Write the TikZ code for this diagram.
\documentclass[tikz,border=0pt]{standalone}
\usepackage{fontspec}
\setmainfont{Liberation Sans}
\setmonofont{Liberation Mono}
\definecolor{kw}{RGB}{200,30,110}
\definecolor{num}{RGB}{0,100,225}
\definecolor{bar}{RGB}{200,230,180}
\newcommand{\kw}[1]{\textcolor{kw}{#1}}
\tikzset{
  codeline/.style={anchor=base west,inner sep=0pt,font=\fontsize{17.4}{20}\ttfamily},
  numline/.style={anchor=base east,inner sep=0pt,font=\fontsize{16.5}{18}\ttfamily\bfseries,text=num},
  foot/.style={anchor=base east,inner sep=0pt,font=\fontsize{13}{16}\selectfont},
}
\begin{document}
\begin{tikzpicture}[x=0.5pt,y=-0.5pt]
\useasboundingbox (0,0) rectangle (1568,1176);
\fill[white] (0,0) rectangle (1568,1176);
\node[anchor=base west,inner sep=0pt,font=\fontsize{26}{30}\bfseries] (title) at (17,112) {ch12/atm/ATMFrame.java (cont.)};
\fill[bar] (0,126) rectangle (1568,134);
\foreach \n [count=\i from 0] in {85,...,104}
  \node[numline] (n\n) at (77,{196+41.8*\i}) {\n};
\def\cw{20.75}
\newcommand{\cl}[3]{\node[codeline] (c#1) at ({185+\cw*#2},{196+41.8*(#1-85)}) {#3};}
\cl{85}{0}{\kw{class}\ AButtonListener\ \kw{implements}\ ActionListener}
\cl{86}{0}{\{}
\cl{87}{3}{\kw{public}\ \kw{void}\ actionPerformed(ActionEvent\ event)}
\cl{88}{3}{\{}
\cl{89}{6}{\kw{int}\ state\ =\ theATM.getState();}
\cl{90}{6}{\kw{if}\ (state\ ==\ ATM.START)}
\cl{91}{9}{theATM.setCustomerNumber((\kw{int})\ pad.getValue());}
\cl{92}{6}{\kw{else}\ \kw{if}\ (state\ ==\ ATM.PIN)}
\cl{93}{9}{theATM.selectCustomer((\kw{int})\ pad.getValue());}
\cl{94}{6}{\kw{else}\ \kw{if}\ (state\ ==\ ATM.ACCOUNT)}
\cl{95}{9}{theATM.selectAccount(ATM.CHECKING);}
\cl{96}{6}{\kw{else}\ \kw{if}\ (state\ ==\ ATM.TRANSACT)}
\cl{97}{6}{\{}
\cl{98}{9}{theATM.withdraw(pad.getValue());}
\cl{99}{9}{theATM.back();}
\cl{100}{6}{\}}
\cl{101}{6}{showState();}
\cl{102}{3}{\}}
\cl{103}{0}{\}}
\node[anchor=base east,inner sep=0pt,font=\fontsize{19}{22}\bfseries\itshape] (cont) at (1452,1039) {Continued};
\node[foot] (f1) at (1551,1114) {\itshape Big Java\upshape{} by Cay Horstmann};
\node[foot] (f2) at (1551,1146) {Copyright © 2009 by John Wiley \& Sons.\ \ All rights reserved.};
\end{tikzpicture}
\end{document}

------

_CHALLENGE:_ Recopy all the lines exactly as they appear.

_SOLUTION FOR THIS TASK:_
Write the TikZ code for this diagram.
\documentclass[tikz,border=0pt]{standalone}
\usepackage{fontspec}
\setmainfont{Liberation Sans}
\setmonofont{Liberation Mono}
\definecolor{kw}{RGB}{200,30,110}
\definecolor{num}{RGB}{0,100,225}
\definecolor{bar}{RGB}{200,230,180}
\newcommand{\kw}[1]{\textcolor{kw}{#1}}
\tikzset{
  codeline/.style={anchor=base west,inner sep=0pt,font=\fontsize{17.4}{20}\ttfamily},
  numline/.style={anchor=base east,inner sep=0pt,font=\fontsize{16.5}{18}\ttfamily\bfseries,text=num},
  foot/.style={anchor=base east,inner sep=0pt,font=\fontsize{13}{16}\selectfont},
}
\begin{document}
\begin{tikzpicture}[x=0.5pt,y=-0.5pt]
\useasboundingbox (0,0) rectangle (1568,1176);
\fill[white] (0,0) rectangle (1568,1176);
\node[anchor=base west,inner sep=0pt,font=\fontsize{26}{30}\bfseries] (title) at (17,112) {ch12/atm/ATMFrame.java (cont.)};
\fill[bar] (0,126) rectangle (1568,134);
\foreach \n [count=\i from 0] in {85,...,104}
  \node[numline] (n\n) at (77,{196+41.8*\i}) {\n};
\def\cw{20.75}
\newcommand{\cl}[3]{\node[codeline] (c#1) at ({185+\cw*#2},{196+41.8*(#1-85)}) {#3};}
\cl{85}{0}{\kw{class}\ AButtonListener\ \kw{implements}\ ActionListener}
\cl{86}{0}{\{}
\cl{87}{3}{\kw{public}\ \kw{void}\ actionPerformed(ActionEvent\ event)}
\cl{88}{3}{\{}
\cl{89}{6}{\kw{int}\ state\ =\ theATM.getState();}
\cl{90}{6}{\kw{if}\ (state\ ==\ ATM.START)}
\cl{91}{9}{theATM.setCustomerNumber((\kw{int})\ pad.getValue());}
\cl{92}{6}{\kw{else}\ \kw{if}\ (state\ ==\ ATM.PIN)}
\cl{93}{9}{theATM.selectCustomer((\kw{int})\ pad.getValue());}
\cl{94}{6}{\kw{else}\ \kw{if}\ (state\ ==\ ATM.ACCOUNT)}
\cl{95}{9}{theATM.selectAccount(ATM.CHECKING);}
\cl{96}{6}{\kw{else}\ \kw{if}\ (state\ ==\ ATM.TRANSACT)}
\cl{97}{6}{\{}
\cl{98}{9}{theATM.withdraw(pad.getValue());}
\cl{99}{9}{theATM.back();}
\cl{100}{6}{\}}
\cl{101}{6}{showState();}
\cl{102}{3}{\}}
\cl{103}{0}{\}}
\node[anchor=base east,inner sep=0pt,font=\fontsize{19}{22}\bfseries\itshape] (cont) at (1452,1039) {Continued};
\node[foot] (f1) at (1551,1114) {\itshape Big Java\upshape{} by Cay Horstmann};
\node[foot] (f2) at (1551,1146) {Copyright © 2009 by John Wiley \& Sons.\ \ All rights reserved.};
\end{tikzpicture}
\end{document}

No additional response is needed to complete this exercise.